# [EXCERPTED DATA]
--- start ---

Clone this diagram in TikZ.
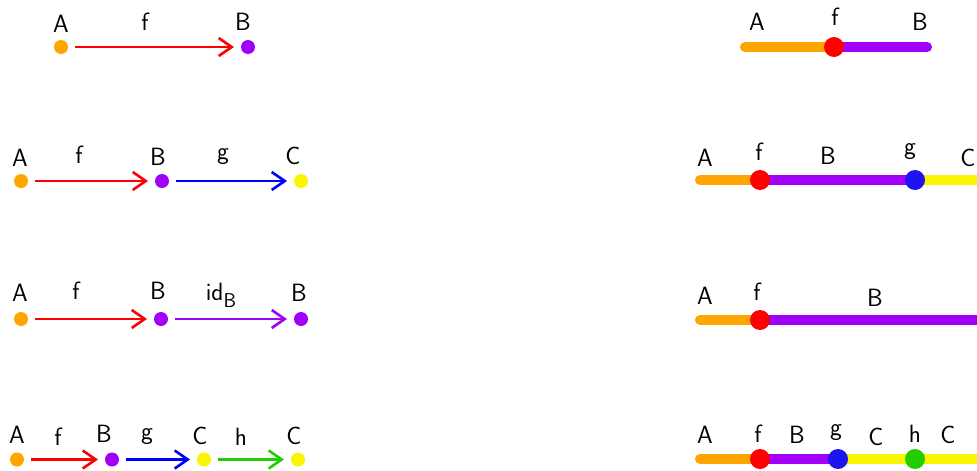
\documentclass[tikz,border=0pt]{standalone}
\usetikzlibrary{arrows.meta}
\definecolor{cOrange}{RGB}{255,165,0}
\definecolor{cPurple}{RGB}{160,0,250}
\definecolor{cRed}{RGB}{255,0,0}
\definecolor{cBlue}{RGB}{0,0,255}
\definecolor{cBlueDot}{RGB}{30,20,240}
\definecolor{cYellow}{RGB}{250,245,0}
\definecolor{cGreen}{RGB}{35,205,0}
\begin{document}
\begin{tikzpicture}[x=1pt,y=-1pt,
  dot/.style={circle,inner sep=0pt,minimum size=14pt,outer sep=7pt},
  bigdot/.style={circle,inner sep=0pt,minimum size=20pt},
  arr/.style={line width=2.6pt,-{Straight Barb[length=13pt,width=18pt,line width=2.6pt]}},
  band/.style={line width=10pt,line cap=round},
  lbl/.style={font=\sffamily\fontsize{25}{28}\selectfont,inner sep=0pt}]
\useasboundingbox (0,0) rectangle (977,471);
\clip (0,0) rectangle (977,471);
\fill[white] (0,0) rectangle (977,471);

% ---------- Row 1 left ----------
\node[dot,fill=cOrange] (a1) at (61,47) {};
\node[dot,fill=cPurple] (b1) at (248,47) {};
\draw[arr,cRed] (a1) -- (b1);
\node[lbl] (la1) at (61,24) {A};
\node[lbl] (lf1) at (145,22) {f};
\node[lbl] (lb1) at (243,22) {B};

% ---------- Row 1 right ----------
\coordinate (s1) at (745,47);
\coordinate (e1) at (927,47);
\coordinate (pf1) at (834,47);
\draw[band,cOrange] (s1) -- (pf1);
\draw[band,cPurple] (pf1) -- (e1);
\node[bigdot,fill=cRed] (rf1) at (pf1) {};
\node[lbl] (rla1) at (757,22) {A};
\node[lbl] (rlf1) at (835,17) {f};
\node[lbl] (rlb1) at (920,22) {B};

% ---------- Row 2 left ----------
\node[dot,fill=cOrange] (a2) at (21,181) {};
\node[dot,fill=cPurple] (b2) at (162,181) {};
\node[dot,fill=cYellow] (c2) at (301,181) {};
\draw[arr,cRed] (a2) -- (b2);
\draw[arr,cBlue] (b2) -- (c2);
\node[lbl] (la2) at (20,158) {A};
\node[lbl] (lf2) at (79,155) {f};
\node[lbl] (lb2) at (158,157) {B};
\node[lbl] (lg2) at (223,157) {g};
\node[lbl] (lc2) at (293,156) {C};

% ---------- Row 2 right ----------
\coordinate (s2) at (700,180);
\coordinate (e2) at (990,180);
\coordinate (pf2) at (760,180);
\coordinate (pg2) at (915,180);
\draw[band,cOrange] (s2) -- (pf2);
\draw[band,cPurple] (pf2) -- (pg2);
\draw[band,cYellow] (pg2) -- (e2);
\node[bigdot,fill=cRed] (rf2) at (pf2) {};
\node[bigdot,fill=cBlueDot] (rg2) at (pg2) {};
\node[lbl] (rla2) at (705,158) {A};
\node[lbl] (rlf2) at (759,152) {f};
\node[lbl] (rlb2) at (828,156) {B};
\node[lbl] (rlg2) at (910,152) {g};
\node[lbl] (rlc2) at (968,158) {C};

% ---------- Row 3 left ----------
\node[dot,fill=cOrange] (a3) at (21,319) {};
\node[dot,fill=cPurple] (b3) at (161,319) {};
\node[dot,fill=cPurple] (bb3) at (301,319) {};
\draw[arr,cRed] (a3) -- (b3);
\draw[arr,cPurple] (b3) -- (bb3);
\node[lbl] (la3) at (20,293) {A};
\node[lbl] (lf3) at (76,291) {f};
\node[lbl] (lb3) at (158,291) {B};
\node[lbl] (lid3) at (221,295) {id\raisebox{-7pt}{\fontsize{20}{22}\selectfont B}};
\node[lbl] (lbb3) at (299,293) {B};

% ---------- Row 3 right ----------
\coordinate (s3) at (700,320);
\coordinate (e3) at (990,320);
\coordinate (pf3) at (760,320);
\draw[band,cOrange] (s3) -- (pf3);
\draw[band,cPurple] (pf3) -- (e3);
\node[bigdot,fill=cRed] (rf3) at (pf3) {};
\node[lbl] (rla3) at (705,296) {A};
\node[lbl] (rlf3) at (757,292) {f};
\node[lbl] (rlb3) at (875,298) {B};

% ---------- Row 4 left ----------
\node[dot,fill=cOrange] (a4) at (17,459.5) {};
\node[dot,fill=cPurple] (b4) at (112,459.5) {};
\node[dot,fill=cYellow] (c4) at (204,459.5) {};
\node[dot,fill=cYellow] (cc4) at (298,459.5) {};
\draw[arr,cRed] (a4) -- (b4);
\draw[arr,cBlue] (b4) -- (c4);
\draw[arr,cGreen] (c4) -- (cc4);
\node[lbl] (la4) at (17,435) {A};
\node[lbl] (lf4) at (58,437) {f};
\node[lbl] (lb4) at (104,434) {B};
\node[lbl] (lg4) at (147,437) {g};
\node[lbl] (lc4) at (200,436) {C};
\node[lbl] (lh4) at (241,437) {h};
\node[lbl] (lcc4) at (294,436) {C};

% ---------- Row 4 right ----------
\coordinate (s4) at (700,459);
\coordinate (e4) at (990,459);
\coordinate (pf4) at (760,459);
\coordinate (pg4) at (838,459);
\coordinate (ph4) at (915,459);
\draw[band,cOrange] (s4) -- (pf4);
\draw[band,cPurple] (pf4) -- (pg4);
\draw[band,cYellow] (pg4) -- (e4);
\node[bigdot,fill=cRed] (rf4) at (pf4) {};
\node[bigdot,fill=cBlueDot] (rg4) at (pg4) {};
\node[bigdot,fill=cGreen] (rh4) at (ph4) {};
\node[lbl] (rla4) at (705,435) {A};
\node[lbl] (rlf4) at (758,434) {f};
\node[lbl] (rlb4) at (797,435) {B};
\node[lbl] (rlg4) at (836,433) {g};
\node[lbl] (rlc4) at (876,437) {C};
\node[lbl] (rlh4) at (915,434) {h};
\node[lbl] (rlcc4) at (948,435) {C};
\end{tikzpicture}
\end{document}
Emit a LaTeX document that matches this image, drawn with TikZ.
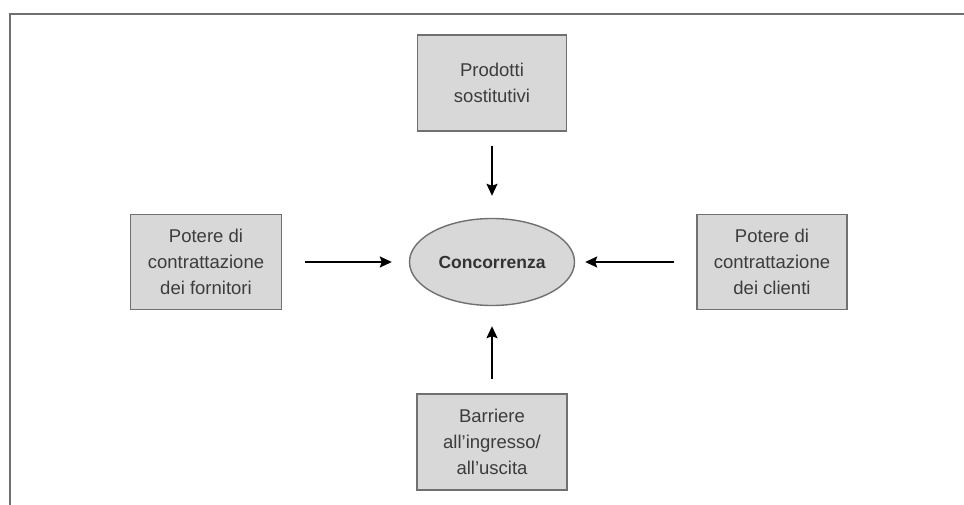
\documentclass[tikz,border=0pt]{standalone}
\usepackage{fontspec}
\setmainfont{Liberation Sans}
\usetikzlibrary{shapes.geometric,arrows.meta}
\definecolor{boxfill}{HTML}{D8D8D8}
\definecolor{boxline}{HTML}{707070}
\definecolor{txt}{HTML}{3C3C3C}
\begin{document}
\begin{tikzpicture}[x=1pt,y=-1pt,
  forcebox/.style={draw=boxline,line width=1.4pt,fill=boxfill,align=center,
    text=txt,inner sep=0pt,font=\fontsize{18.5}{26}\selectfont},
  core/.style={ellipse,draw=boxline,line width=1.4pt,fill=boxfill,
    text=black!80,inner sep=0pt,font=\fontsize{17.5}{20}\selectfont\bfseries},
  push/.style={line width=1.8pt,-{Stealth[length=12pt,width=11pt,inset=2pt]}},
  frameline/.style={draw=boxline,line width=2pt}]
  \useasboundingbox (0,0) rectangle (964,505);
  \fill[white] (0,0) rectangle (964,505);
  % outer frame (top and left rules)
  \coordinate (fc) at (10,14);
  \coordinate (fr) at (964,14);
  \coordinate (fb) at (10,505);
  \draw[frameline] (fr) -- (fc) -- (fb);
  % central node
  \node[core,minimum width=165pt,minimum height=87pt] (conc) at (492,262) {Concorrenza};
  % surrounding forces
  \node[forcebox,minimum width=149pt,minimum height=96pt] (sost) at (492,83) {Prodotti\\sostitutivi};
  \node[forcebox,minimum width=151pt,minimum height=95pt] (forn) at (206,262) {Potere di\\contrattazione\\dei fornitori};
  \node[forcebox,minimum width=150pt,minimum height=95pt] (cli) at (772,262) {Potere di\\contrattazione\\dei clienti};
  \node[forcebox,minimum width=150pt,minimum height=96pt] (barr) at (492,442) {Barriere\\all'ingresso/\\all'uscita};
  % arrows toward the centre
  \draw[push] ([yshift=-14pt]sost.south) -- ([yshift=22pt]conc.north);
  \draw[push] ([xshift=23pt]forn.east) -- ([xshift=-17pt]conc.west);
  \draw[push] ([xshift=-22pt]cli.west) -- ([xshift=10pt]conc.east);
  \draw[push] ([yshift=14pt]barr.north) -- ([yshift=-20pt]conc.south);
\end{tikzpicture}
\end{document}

--- end ---

# [WHAT TO DO]
Exactly and only the lines from the top of the records down to the line containing "(lc2) at (293,156)" should be transcribed, please, without the pictures.

# [RESULT OF THIS TASK]
Clone this diagram in TikZ.
\documentclass[tikz,border=0pt]{standalone}
\usetikzlibrary{arrows.meta}
\definecolor{cOrange}{RGB}{255,165,0}
\definecolor{cPurple}{RGB}{160,0,250}
\definecolor{cRed}{RGB}{255,0,0}
\definecolor{cBlue}{RGB}{0,0,255}
\definecolor{cBlueDot}{RGB}{30,20,240}
\definecolor{cYellow}{RGB}{250,245,0}
\definecolor{cGreen}{RGB}{35,205,0}
\begin{document}
\begin{tikzpicture}[x=1pt,y=-1pt,
  dot/.style={circle,inner sep=0pt,minimum size=14pt,outer sep=7pt},
  bigdot/.style={circle,inner sep=0pt,minimum size=20pt},
  arr/.style={line width=2.6pt,-{Straight Barb[length=13pt,width=18pt,line width=2.6pt]}},
  band/.style={line width=10pt,line cap=round},
  lbl/.style={font=\sffamily\fontsize{25}{28}\selectfont,inner sep=0pt}]
\useasboundingbox (0,0) rectangle (977,471);
\clip (0,0) rectangle (977,471);
\fill[white] (0,0) rectangle (977,471);

% ---------- Row 1 left ----------
\node[dot,fill=cOrange] (a1) at (61,47) {};
\node[dot,fill=cPurple] (b1) at (248,47) {};
\draw[arr,cRed] (a1) -- (b1);
\node[lbl] (la1) at (61,24) {A};
\node[lbl] (lf1) at (145,22) {f};
\node[lbl] (lb1) at (243,22) {B};

% ---------- Row 1 right ----------
\coordinate (s1) at (745,47);
\coordinate (e1) at (927,47);
\coordinate (pf1) at (834,47);
\draw[band,cOrange] (s1) -- (pf1);
\draw[band,cPurple] (pf1) -- (e1);
\node[bigdot,fill=cRed] (rf1) at (pf1) {};
\node[lbl] (rla1) at (757,22) {A};
\node[lbl] (rlf1) at (835,17) {f};
\node[lbl] (rlb1) at (920,22) {B};

% ---------- Row 2 left ----------
\node[dot,fill=cOrange] (a2) at (21,181) {};
\node[dot,fill=cPurple] (b2) at (162,181) {};
\node[dot,fill=cYellow] (c2) at (301,181) {};
\draw[arr,cRed] (a2) -- (b2);
\draw[arr,cBlue] (b2) -- (c2);
\node[lbl] (la2) at (20,158) {A};
\node[lbl] (lf2) at (79,155) {f};
\node[lbl] (lb2) at (158,157) {B};
\node[lbl] (lg2) at (223,157) {g};
\node[lbl] (lc2) at (293,156) {C};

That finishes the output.